Otrora veíamos a los pescadores extender sus redes y la brisa del atardecer nos bruñía las sonrisas propias de la juventud; ahora, veo a la gente caminar desolada sobre la tierra entre Pátzcuaro y Janitzio. Marcela murió durante la pandemia y no pude despedirme de ella porque acostumbré mi calendario a posponer todo aquello que yo creía me quitaría esa preciada libertad que más bien era esclavitud.
Mi ego académico era más grande que yo, mi madurez, era la de un preadolescente.
– ¿Y los peces?
– Desaparecieron.
Nos conocimos mientras realizaba un trabajo de campo en Michoacán, ella era estudiante de Economía y yo, de Arqueología. Los años ochenta fueron grandiosos para definir mi supuesta rebeldía en contra del capitalismo esquizofrénico, pero con el pasar del tiempo, me convertí en su víctima, soy un enfermo de erosión espiritual pero mi soberbia me impide aceptarlo; de acuerdo con mi mediocre pensamiento, otros deben resolver la destrucción que ocasionaron.
Siendo un arqueólogo famoso en Europa y en Estados Unidos no entendía el reto que la vida me ponía enfrente, mi propio país que me dio tanto, se estaba desmoronando como las ruinas de Tzintzuntzan.
No fue casualidad que llegara hasta mí por manos de una estudiante, la noticia de que la universidad estaba desapareciendo en el abandono; sin presupuesto, consumida en el olvido como el Lago de Pátzcuaro o mi Marcela enamorada; así que comencé a despotricar en contra del gobierno mexicano, sus leyes, los sindicatos, los grupos de choque y las excusas que pude encontrar dentro de mis ideologías para evadir con ego e indiferencia que a México lo hacemos los mexicanos y que en algún punto del planeta otro mexicano extraña sus raíces.
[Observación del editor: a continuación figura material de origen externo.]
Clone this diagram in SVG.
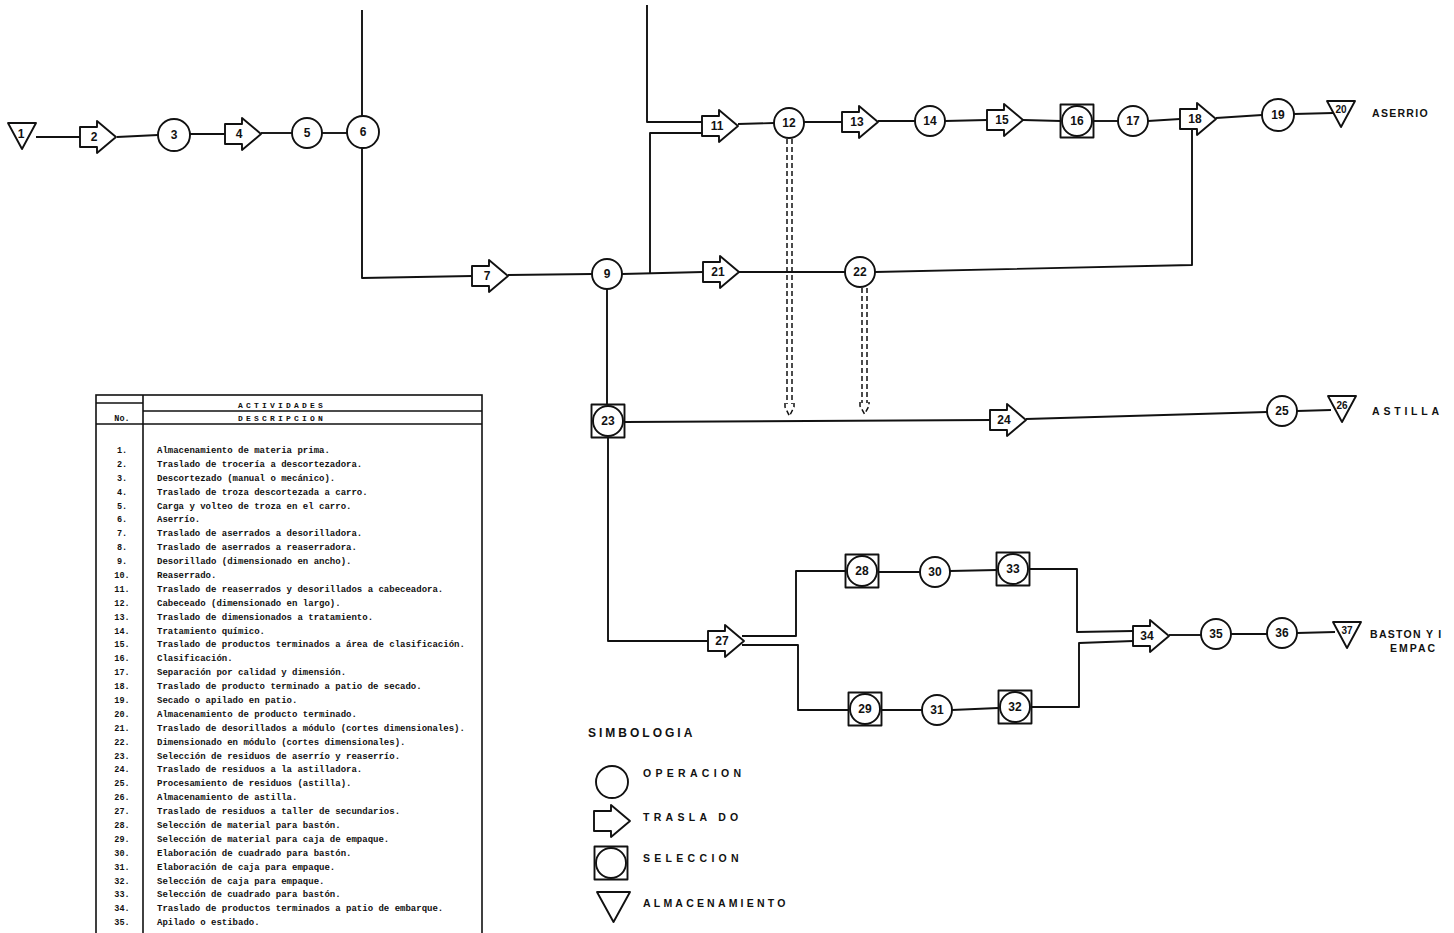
<svg xmlns="http://www.w3.org/2000/svg" xmlns:xlink="http://www.w3.org/1999/xlink" width="1454" height="933" viewBox="0 0 1454 933">
<style>
.ln{fill:none;stroke:#111;stroke-width:1.9;stroke-linejoin:round}
.sh{fill:#fff;stroke:#111;stroke-width:1.9;stroke-linejoin:round}
.dash{fill:none;stroke:#111;stroke-width:1.5;stroke-dasharray:5 3}
.num{font-family:"Liberation Sans",Arial,sans-serif;font-weight:bold;font-size:12px;fill:#111;text-anchor:middle}
.snum{font-family:"Liberation Sans",Arial,sans-serif;font-weight:bold;font-size:10px;fill:#111;text-anchor:middle}
.lbl{font-family:"Liberation Sans",Arial,sans-serif;font-weight:bold;font-size:10.5px;fill:#111}
.leg{font-family:"Liberation Sans",Arial,sans-serif;font-weight:bold;font-size:10.5px;fill:#111;letter-spacing:4.3px}
.tb{fill:none;stroke:#111;stroke-width:1.6}
.th{font-family:"Liberation Mono",monospace;font-weight:bold;font-size:8px;fill:#111;letter-spacing:3.2px;text-anchor:middle}
.tn{font-family:"Liberation Mono",monospace;font-weight:bold;font-size:8.5px;fill:#111;text-anchor:middle}
.td{font-family:"Liberation Mono",monospace;font-weight:bold;font-size:9px;fill:#111}
</style>
<defs>
<path id="tras" class="sh" d="M0,-10 H17 V-16 L36,0 L17,16 V10 H0 Z"/>
<g id="sel"><rect class="sh" x="-16.5" y="-16.5" width="33" height="33"/><circle class="sh" cx="0" cy="0" r="15"/></g>
<path id="alm" class="sh" d="M-14,-13 H14 L0,13 Z"/>
</defs>
<rect width="1454" height="933" fill="#fff"/>

<g id="connectors">
<path class="ln" d="M36,137 L80,137"/>
<path class="ln" d="M117,137 L158,135"/>
<path class="ln" d="M190,134 L225,134"/>
<path class="ln" d="M261,133 L292,133"/>
<path class="ln" d="M322,133 L347,133"/>
<path class="ln" d="M362,10 L362,116"/>
<path class="ln" d="M362,148 L362,278 L472,276"/>
<path class="ln" d="M508,275 L592,274"/>
<path class="ln" d="M622,274 L703,272"/>
<path class="ln" d="M650,274 L650,133 L702,133"/>
<path class="ln" d="M647,5 L647,122 L702,122"/>
<path class="ln" d="M738,124 L774,123"/>
<path class="ln" d="M804,122 L842,122"/>
<path class="ln" d="M878,121 L915,121"/>
<path class="ln" d="M945,121 L987,120"/>
<path class="ln" d="M1023,120 L1061,121"/>
<path class="ln" d="M1093,121 L1118,121"/>
<path class="ln" d="M1148,121 L1180,119"/>
<path class="ln" d="M1216,118 L1262,115"/>
<path class="ln" d="M1294,114 L1333,113"/>
<path class="ln" d="M739,272 L845,272"/>
<path class="ln" d="M875,272 L1192,265 L1192,129"/>
<path class="ln" d="M607,289 L607,405"/>
<path class="ln" d="M625,422 L990,420"/>
<path class="ln" d="M1026,419 L1267,412"/>
<path class="ln" d="M1297,411 L1331,410"/>
<path class="ln" d="M608,438 L608,641 L708,641"/>
<path class="ln" d="M742,636 L796,636 L796,571 L845,571"/>
<path class="ln" d="M742,645 L798,645 L798,710 L848,710"/>
<path class="ln" d="M879,572 L920,572"/>
<path class="ln" d="M950,571 L997,570"/>
<path class="ln" d="M1030,569 L1077,569 L1077,632 L1133,631"/>
<path class="ln" d="M882,710 L922,710"/>
<path class="ln" d="M952,710 L998,708"/>
<path class="ln" d="M1032,707 L1079,707 L1079,643 L1133,641"/>
<path class="ln" d="M1169,635 L1201,635"/>
<path class="ln" d="M1231,634 L1267,634"/>
<path class="ln" d="M1297,633 L1335,632"/>
<path class="dash" d="M787,139 L787,404"/>
<path class="dash" d="M792,139 L792,404"/>
<path class="dash" d="M785,403 L785,407 L789.5,416 L794,407 L794,403"/>
<path class="dash" d="M862,288 L862,403"/>
<path class="dash" d="M867,288 L867,403"/>
<path class="dash" d="M860,402 L860,406 L864.5,414 L869,406 L869,402"/>
</g>

<g id="n1"><use href="#alm" x="22" y="136"/><text class="num" x="21" y="138">1</text></g>
<g id="n2"><use href="#tras" x="80" y="137"/><text class="num" x="94" y="141">2</text></g>
<g id="n3"><circle class="sh" cx="174" cy="135" r="16"/><text class="num" x="174" y="139">3</text></g>
<g id="n4"><use href="#tras" x="225" y="134"/><text class="num" x="239" y="138">4</text></g>
<g id="n5"><circle class="sh" cx="307" cy="133" r="15"/><text class="num" x="307" y="137">5</text></g>
<g id="n6"><circle class="sh" cx="363" cy="132" r="16"/><text class="num" x="363" y="136">6</text></g>
<g id="n7"><use href="#tras" x="472" y="276"/><text class="num" x="487" y="280">7</text></g>
<g id="n9"><circle class="sh" cx="607" cy="274" r="15"/><text class="num" x="607" y="278">9</text></g>
<g id="n11"><use href="#tras" x="702" y="126"/><text class="num" x="717" y="130">11</text></g>
<g id="n12"><circle class="sh" cx="789" cy="123" r="15"/><text class="num" x="789" y="127">12</text></g>
<g id="n13"><use href="#tras" x="842" y="122"/><text class="num" x="857" y="126">13</text></g>
<g id="n14"><circle class="sh" cx="930" cy="121" r="15"/><text class="num" x="930" y="125">14</text></g>
<g id="n15"><use href="#tras" x="987" y="120"/><text class="num" x="1002" y="124">15</text></g>
<g id="n16"><use href="#sel" x="1077" y="121"/><text class="num" x="1077" y="125">16</text></g>
<g id="n17"><circle class="sh" cx="1133" cy="121" r="15"/><text class="num" x="1133" y="125">17</text></g>
<g id="n18"><use href="#tras" x="1180" y="119"/><text class="num" x="1195" y="123">18</text></g>
<g id="n19"><circle class="sh" cx="1278" cy="115" r="16"/><text class="num" x="1278" y="119">19</text></g>
<g id="n20"><use href="#alm" x="1341" y="114"/><text class="snum" x="1341" y="113">20</text></g>
<g id="n21"><use href="#tras" x="703" y="272"/><text class="num" x="718" y="276">21</text></g>
<g id="n22"><circle class="sh" cx="860" cy="272" r="15"/><text class="num" x="860" y="276">22</text></g>
<g id="n23"><use href="#sel" x="608" y="421"/><text class="num" x="608" y="425">23</text></g>
<g id="n24"><use href="#tras" x="990" y="420"/><text class="num" x="1004" y="424">24</text></g>
<g id="n25"><circle class="sh" cx="1282" cy="411" r="15"/><text class="num" x="1282" y="415">25</text></g>
<g id="n26"><use href="#alm" x="1342" y="409"/><text class="snum" x="1342" y="409">26</text></g>
<g id="n27"><use href="#tras" x="708" y="641"/><text class="num" x="722" y="645">27</text></g>
<g id="n28"><use href="#sel" x="862" y="571"/><text class="num" x="862" y="575">28</text></g>
<g id="n30"><circle class="sh" cx="935" cy="572" r="15"/><text class="num" x="935" y="576">30</text></g>
<g id="n33"><use href="#sel" x="1013" y="569"/><text class="num" x="1013" y="573">33</text></g>
<g id="n29"><use href="#sel" x="865" y="709"/><text class="num" x="865" y="713">29</text></g>
<g id="n31"><circle class="sh" cx="937" cy="710" r="15"/><text class="num" x="937" y="714">31</text></g>
<g id="n32"><use href="#sel" x="1015" y="707"/><text class="num" x="1015" y="711">32</text></g>
<g id="n34"><use href="#tras" x="1133" y="636"/><text class="num" x="1147" y="640">34</text></g>
<g id="n35"><circle class="sh" cx="1216" cy="634" r="15"/><text class="num" x="1216" y="638">35</text></g>
<g id="n36"><circle class="sh" cx="1282" cy="633" r="15"/><text class="num" x="1282" y="637">36</text></g>
<g id="n37"><use href="#alm" x="1347" y="635"/><text class="snum" x="1347" y="634">37</text></g>

<g id="labels">
<text class="lbl" x="1372" y="117" style="letter-spacing:1.3px">ASERRIO</text>
<text class="lbl" x="1372" y="415" style="letter-spacing:3.8px">ASTILLA</text>
<text class="lbl" x="1370" y="638" style="letter-spacing:1.3px">BASTON Y I</text>
<text class="lbl" x="1390" y="652" style="letter-spacing:2px">EMPAC</text>
</g>

<g id="legend">
<text class="leg" x="588" y="737" style="font-size:12px;letter-spacing:3px">SIMBOLOGIA</text>
<circle class="sh" cx="612" cy="782" r="16"/>
<text class="leg" x="643" y="777">OPERACION</text>
<use href="#tras" x="594" y="821"/>
<text class="leg" x="643" y="821">TRASLA DO</text>
<use href="#sel" x="611" y="863"/>
<text class="leg" x="643" y="862">SELECCION</text>
<path class="sh" d="M597,892 H630 L613.5,922 Z"/>
<text class="leg" x="643" y="907" style="letter-spacing:3.2px">ALMACENAMIENTO</text>
</g>

<g id="table">
<rect class="tb" x="96" y="395" width="386" height="550"/>
<line class="tb" x1="143" y1="395" x2="143" y2="945"/>
<line class="tb" x1="96" y1="403" x2="143" y2="403"/>
<line class="tb" x1="143" y1="411" x2="482" y2="411"/>
<line class="tb" x1="96" y1="424" x2="482" y2="424"/>
<text class="th" x="282" y="408">ACTIVIDADES</text>
<text class="th" x="282" y="421">DESCRIPCION</text>
<text class="tn" x="122" y="421">No.</text>
<text class="tn" x="122" y="453">1.</text><text class="td" x="157" y="453">Almacenamiento de materia prima.</text>
<text class="tn" x="122" y="467">2.</text><text class="td" x="157" y="467">Traslado de trocería a descortezadora.</text>
<text class="tn" x="122" y="481">3.</text><text class="td" x="157" y="481">Descortezado (manual o mecánico).</text>
<text class="tn" x="122" y="495">4.</text><text class="td" x="157" y="495">Traslado de troza descortezada a carro.</text>
<text class="tn" x="122" y="509">5.</text><text class="td" x="157" y="509">Carga y volteo de troza en el carro.</text>
<text class="tn" x="122" y="522">6.</text><text class="td" x="157" y="522">Aserrío.</text>
<text class="tn" x="122" y="536">7.</text><text class="td" x="157" y="536">Traslado de aserrados a desorilladora.</text>
<text class="tn" x="122" y="550">8.</text><text class="td" x="157" y="550">Traslado de aserrados a reaserradora.</text>
<text class="tn" x="122" y="564">9.</text><text class="td" x="157" y="564">Desorillado (dimensionado en ancho).</text>
<text class="tn" x="122" y="578">10.</text><text class="td" x="157" y="578">Reaserrado.</text>
<text class="tn" x="122" y="592">11.</text><text class="td" x="157" y="592">Traslado de reaserrados y desorillados a cabeceadora.</text>
<text class="tn" x="122" y="606">12.</text><text class="td" x="157" y="606">Cabeceado (dimensionado en largo).</text>
<text class="tn" x="122" y="620">13.</text><text class="td" x="157" y="620">Traslado de dimensionados a tratamiento.</text>
<text class="tn" x="122" y="634">14.</text><text class="td" x="157" y="634">Tratamiento químico.</text>
<text class="tn" x="122" y="647">15.</text><text class="td" x="157" y="647">Traslado de productos terminados a área de clasificación.</text>
<text class="tn" x="122" y="661">16.</text><text class="td" x="157" y="661">Clasificación.</text>
<text class="tn" x="122" y="675">17.</text><text class="td" x="157" y="675">Separación por calidad y dimensión.</text>
<text class="tn" x="122" y="689">18.</text><text class="td" x="157" y="689">Traslado de producto terminado a patio de secado.</text>
<text class="tn" x="122" y="703">19.</text><text class="td" x="157" y="703">Secado o apilado en patio.</text>
<text class="tn" x="122" y="717">20.</text><text class="td" x="157" y="717">Almacenamiento de producto terminado.</text>
<text class="tn" x="122" y="731">21.</text><text class="td" x="157" y="731">Traslado de desorillados a módulo (cortes dimensionales).</text>
<text class="tn" x="122" y="745">22.</text><text class="td" x="157" y="745">Dimensionado en módulo (cortes dimensionales).</text>
<text class="tn" x="122" y="759">23.</text><text class="td" x="157" y="759">Selección de residuos de aserrío y reaserrío.</text>
<text class="tn" x="122" y="772">24.</text><text class="td" x="157" y="772">Traslado de residuos a la astilladora.</text>
<text class="tn" x="122" y="786">25.</text><text class="td" x="157" y="786">Procesamiento de residuos (astilla).</text>
<text class="tn" x="122" y="800">26.</text><text class="td" x="157" y="800">Almacenamiento de astilla.</text>
<text class="tn" x="122" y="814">27.</text><text class="td" x="157" y="814">Traslado de residuos a taller de secundarios.</text>
<text class="tn" x="122" y="828">28.</text><text class="td" x="157" y="828">Selección de material para bastón.</text>
<text class="tn" x="122" y="842">29.</text><text class="td" x="157" y="842">Selección de material para caja de empaque.</text>
<text class="tn" x="122" y="856">30.</text><text class="td" x="157" y="856">Elaboración de cuadrado para bastón.</text>
<text class="tn" x="122" y="870">31.</text><text class="td" x="157" y="870">Elaboración de caja para empaque.</text>
<text class="tn" x="122" y="884">32.</text><text class="td" x="157" y="884">Selección de caja para empaque.</text>
<text class="tn" x="122" y="897">33.</text><text class="td" x="157" y="897">Selección de cuadrado para bastón.</text>
<text class="tn" x="122" y="911">34.</text><text class="td" x="157" y="911">Traslado de productos terminados a patio de embarque.</text>
<text class="tn" x="122" y="925">35.</text><text class="td" x="157" y="925">Apilado o estibado.</text>
</g>
</svg>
Recordé a Marcela y nuestros sueños de juventud; las canciones de Silvio, de Serrat, de Amparo Ochoa, los textos de aquellos escritores a quienes admirábamos; y demasiado tarde me di cuenta del devoto amor que aquella noble mujer me profesaba. Mi tierra tenía sed de Marcela, de sus ojos grandes y su voz tierna que me traspasó el alma la primera vez que la escuché cantar una pirekua.
Enfrenté mis miedos y al día siguiente hice una mochila para visitar mi alma mater.
Efectivamente, ya no era la misma, era una anciana abandonada por sus hijos ingratos, quienes después de quitarle todo, hasta el llanto, la olvidan en medio de los juicios y las quejas. Era una institución erosionada por la falta de amor.